Armed with the tagline "This is your brain on anime", this mindbender from Japanese director Satoshi Kon (Perfect Blue, Tokyo Godfathers) arrives on our shores. Entitled Paprika it's a spicy mess but highly enjoyable if you don't think too much about it. Given that the majority of the action takes place in dreams it's perhaps best experienced as just that. Try to absorb the images and then make sense of it all later.
The animators from MadhouseStudios pull out all the stops once again in relating this tale of dream therapy gone awry. The therapists at the Foundation for Psychiatric Research have developed a powerful new device called the DC-Mini which enables them to literally enter a patient's dreams. Invented by a morbidly obese manchild named Tokita, the DC-Mini, which was founded on good intentions, has fallen into nefarious hands and is being used for mind control, threatening to shred the very fabric of reality itself. It seems that it was an inside job and it's up to the research team to try and find the culprit before the devastation spreads. Dr. Chiba, the strong-willed female head of the team must summon her alter ego/alter personality "Paprika" a pychic warrior to enter the increasingly fragmenting dream- world to try and get to the bottom of things. You see everyone's dreams are beginning to meld together into one major bummer of a "I shouldn't have eaten that onion and pastrami sandwich before bedtime" nightmare. Aside from other members of the team Chiba is also helped by Detective Kogawa Toshimi who was being treated for a neurotic condition stemming from a particularly troublesome case. It's an exhilarating race against time as the plot thickens and the true villian is revealed.

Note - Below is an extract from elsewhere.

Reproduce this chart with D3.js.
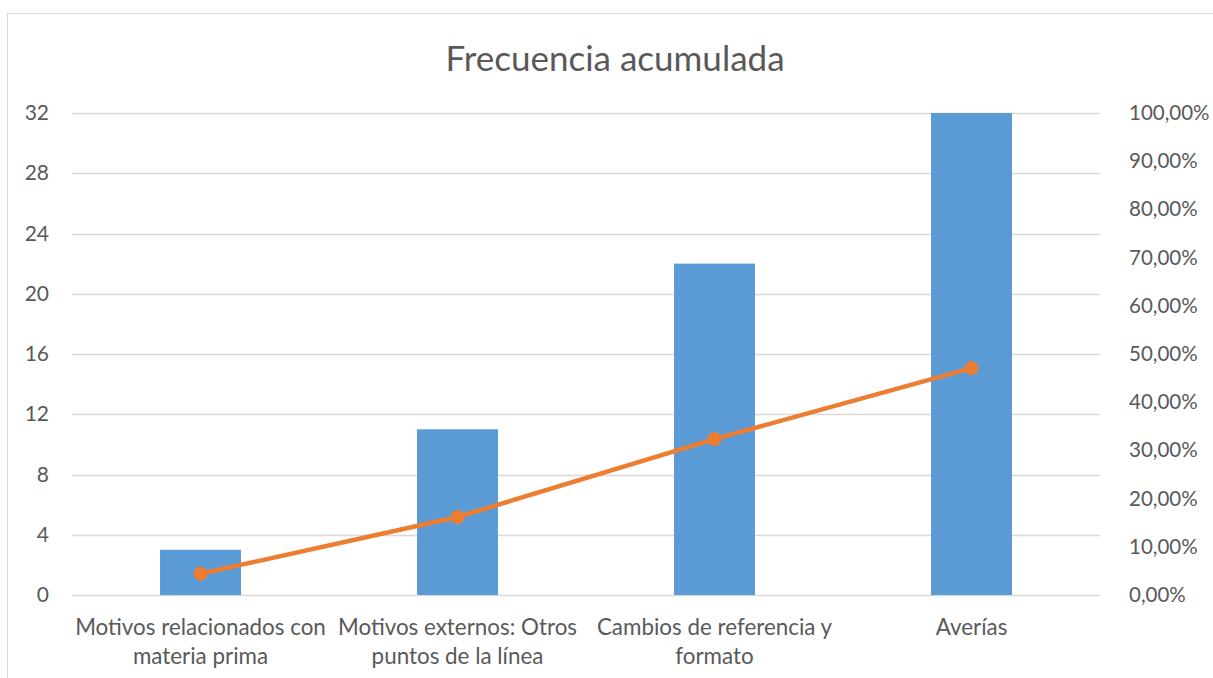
<!DOCTYPE html>
<html>
<head>
<meta charset="utf-8">
<script src="https://cdn.jsdelivr.net/npm/d3@7"></script>
<style>
  body { margin: 0; background: #fff; }
  text { font-family: Lato, "Open Sans", sans-serif; fill: #595959; }
</style>
</head>
<body>
<svg width="1213" height="678"></svg>
<script>
// data
var categories = [
  "Motivos relacionados con|materia prima",
  "Motivos externos: Otros|puntos de la línea",
  "Cambios de referencia y|formato",
  "Averías"
];
var frequency = [3, 11, 22, 32];
var cumulativePct = [0.0441, 0.1618, 0.3235, 0.4706];
var leftTicks = [0, 4, 8, 12, 16, 20, 24, 28, 32];
var rightTicks = [0, 0.1, 0.2, 0.3, 0.4, 0.5, 0.6, 0.7, 0.8, 0.9, 1];

var svg = d3.select("svg"),
    margin = {top: 113, right: 113, bottom: 83, left: 72},
    width = 1213 - margin.left - margin.right,
    height = 678 - margin.top - margin.bottom;

// chart frame
svg.append("rect")
    .attr("x", 7.5).attr("y", 13.5)
    .attr("width", 1240).attr("height", 700)
    .attr("fill", "none")
    .attr("stroke", "#d9d9d9")
    .attr("stroke-width", 1);

svg.append("text")
    .attr("x", 615).attr("y", 71)
    .attr("text-anchor", "middle")
    .style("font-size", "35px")
    .text("Frecuencia acumulada");

var x = d3.scaleBand().domain(categories).range([0, width]).paddingInner(0.685).paddingOuter(0.3425),
    xc = d3.scaleBand().domain(categories).range([0, width]),
    y = d3.scaleLinear().domain([0, 32]).range([height, 0]),
    y2 = d3.scaleLinear().domain([0, 1]).range([height, 0]);

var g = svg.append("g")
    .attr("transform", "translate(" + margin.left + "," + margin.top + ")");

// gridlines
g.append("g")
  .selectAll("line")
  .data(leftTicks)
  .enter().append("line")
    .attr("x1", 0).attr("x2", width)
    .attr("y1", function(d) { return Math.round(y(d)) + 0.5; })
    .attr("y2", function(d) { return Math.round(y(d)) + 0.5; })
    .attr("stroke", "#d9d9d9")
    .attr("stroke-width", 1.5);

// left axis labels
var yAxis = d3.axisLeft(y).tickValues(leftTicks).tickSize(0).tickPadding(23);
var yAxisG = g.append("g").call(yAxis);
yAxisG.select(".domain").remove();
yAxisG.selectAll("text").style("font-size", "21px").style("fill", "#595959");

// right axis labels
var fmtPct = function(d) { return d3.format(".2f")(d * 100).replace(".", ",") + "%"; };
var yAxis2 = d3.axisRight(y2).tickValues(rightTicks).tickSize(0).tickPadding(20).tickFormat(fmtPct);
var yAxis2G = g.append("g").attr("transform", "translate(" + (width + 9) + ",0)").call(yAxis2);
yAxis2G.select(".domain").remove();
yAxis2G.selectAll("text").style("font-size", "20.5px").style("fill", "#595959");

// bars
g.append("g")
  .selectAll("rect")
  .data(frequency)
  .enter().append("rect")
    .attr("x", function(d, i) { return x(categories[i]); })
    .attr("width", x.bandwidth())
    .attr("y", function(d) { return y(d); })
    .attr("height", function(d) { return height - y(d); })
    .attr("fill", "#5b9bd5");

// category labels
var catG = g.append("g").attr("transform", "translate(0," + height + ")");
categories.forEach(function(c, i) {
  var t = catG.append("text")
      .attr("x", xc(c) + xc.bandwidth() / 2)
      .attr("y", 40)
      .attr("text-anchor", "middle")
      .style("font-size", "22.4px");
  c.split("|").forEach(function(line, j) {
    t.append("tspan")
        .attr("x", xc(c) + xc.bandwidth() / 2)
        .attr("dy", j === 0 ? 0 : 29)
        .text(line);
  });
});

// cumulative line
var line = d3.line()
    .x(function(d, i) { return xc(categories[i]) + xc.bandwidth() / 2; })
    .y(function(d) { return y2(d); });

g.append("path")
    .datum(cumulativePct)
    .attr("d", line)
    .attr("fill", "none")
    .attr("stroke", "#ed7d31")
    .attr("stroke-width", 4.5)
    .attr("stroke-linecap", "round");

g.append("g")
  .selectAll("circle")
  .data(cumulativePct)
  .enter().append("circle")
    .attr("cx", function(d, i) { return xc(categories[i]) + xc.bandwidth() / 2; })
    .attr("cy", function(d) { return y2(d); })
    .attr("r", 7)
    .attr("fill", "#ed7d31");
</script>
</body>
</html>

Director Kon is at heart an avant-gardist and experimentalist and it would be interesting to see what would happen if he ever went all out and gave us a truly non linear burst of anime. Paprika has no shortage of surreal moments, however, and it is here that the film truly shines. The major drawback to the film is that even though Paprika is visually stunning, it is unfortunately to the detriment of character development or thematic concerns. The main characters are all obviously flawed, Paprika herself is one? of Dr. Chiba's personalities but these flaws are never really fully examined. Also the issues of privacy, the shadow of childhood fantasy, and the morality of certain technologies are merely hinted at and never satisfyingly explored.

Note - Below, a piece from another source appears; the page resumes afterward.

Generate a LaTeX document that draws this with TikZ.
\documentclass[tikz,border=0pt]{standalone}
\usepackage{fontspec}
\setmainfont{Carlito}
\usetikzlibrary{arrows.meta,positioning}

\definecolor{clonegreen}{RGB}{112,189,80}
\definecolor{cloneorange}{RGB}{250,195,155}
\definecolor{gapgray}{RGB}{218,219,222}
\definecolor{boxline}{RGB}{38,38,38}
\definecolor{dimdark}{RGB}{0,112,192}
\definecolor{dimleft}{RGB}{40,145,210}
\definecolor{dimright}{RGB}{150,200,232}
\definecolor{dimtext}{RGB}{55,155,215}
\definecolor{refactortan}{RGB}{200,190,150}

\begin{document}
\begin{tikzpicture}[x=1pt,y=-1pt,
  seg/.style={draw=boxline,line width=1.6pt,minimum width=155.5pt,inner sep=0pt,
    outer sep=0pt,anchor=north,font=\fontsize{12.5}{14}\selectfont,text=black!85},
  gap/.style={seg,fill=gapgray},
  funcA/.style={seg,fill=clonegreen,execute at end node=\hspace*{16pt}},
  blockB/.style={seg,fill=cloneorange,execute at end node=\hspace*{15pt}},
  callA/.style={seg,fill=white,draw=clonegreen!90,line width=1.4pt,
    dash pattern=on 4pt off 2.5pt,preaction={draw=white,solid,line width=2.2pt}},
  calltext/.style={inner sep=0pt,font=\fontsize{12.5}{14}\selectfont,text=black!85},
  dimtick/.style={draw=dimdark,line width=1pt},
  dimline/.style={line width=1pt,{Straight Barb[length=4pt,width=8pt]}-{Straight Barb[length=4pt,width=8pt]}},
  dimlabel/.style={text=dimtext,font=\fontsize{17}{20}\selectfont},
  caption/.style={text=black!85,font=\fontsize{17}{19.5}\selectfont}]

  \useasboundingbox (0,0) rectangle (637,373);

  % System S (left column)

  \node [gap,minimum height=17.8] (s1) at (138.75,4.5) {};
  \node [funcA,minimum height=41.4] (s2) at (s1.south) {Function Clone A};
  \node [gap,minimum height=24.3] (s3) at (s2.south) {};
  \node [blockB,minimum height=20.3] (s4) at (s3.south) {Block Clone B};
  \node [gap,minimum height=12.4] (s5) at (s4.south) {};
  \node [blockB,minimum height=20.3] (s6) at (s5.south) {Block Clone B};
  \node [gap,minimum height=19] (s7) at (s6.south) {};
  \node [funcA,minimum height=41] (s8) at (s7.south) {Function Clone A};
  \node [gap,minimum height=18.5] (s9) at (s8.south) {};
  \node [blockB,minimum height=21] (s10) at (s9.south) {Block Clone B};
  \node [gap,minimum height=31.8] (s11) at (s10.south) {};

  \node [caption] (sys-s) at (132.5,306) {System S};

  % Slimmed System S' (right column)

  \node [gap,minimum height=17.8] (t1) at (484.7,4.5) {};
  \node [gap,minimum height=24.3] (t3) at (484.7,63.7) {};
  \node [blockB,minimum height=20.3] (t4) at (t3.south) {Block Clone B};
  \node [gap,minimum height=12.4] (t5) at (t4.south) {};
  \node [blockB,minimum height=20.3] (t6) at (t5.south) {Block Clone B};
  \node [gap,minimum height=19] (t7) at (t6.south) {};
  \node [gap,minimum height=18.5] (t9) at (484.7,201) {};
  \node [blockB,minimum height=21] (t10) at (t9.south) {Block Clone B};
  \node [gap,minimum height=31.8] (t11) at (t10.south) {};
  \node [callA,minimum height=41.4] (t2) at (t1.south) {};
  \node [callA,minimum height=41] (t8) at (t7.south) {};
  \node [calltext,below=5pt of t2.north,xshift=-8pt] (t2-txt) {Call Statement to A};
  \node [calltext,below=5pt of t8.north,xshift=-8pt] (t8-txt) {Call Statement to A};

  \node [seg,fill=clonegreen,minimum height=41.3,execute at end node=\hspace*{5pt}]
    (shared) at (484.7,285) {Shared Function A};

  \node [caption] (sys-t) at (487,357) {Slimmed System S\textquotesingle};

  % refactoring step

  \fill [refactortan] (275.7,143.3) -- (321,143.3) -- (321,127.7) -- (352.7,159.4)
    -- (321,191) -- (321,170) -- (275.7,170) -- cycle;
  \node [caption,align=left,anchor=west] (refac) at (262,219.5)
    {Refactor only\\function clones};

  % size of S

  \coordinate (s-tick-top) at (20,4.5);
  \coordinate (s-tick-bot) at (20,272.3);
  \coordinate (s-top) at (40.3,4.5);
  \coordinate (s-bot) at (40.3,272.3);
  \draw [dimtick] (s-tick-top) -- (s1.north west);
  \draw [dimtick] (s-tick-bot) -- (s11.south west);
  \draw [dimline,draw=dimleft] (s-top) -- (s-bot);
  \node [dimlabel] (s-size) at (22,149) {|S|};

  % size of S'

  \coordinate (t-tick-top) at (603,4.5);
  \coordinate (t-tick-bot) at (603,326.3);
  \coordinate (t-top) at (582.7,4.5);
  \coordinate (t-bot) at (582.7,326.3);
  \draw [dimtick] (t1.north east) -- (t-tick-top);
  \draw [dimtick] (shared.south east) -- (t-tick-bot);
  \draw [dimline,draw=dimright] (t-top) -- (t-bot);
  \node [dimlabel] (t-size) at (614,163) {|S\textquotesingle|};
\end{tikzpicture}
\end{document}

The animation is the real star, here, and it's thankfully short on the usual big-eyed cookie cutter looks one normally associates with anime. In fact at times its as if comics legend Jack Kirby is having one hell of a fever dream. Detective Kogawa is the spitting image of Spiderman's boss J. Jonah Jameson, all squared jaw and bluster, and the bizarre dreamscapes could have been lifted straight out of an early seventies Dr. Strange. The wacky metaphysics are also reminiscent of the comics of yesteryear.
Overall, Paprika offers the
best (and sometimes worst) of what anime is all about. A touch of violence, a whiff of perversity,
and a healthy dose of confusion all come together in a package that is
ultimately about the wrapping. In the
case of Paprika rarely has a nightmare looked this good.
FINAL VERDICT: VISUALLY STUNNING WITH SOME TRULY TRIPPY HORRIFIC MOMENTS.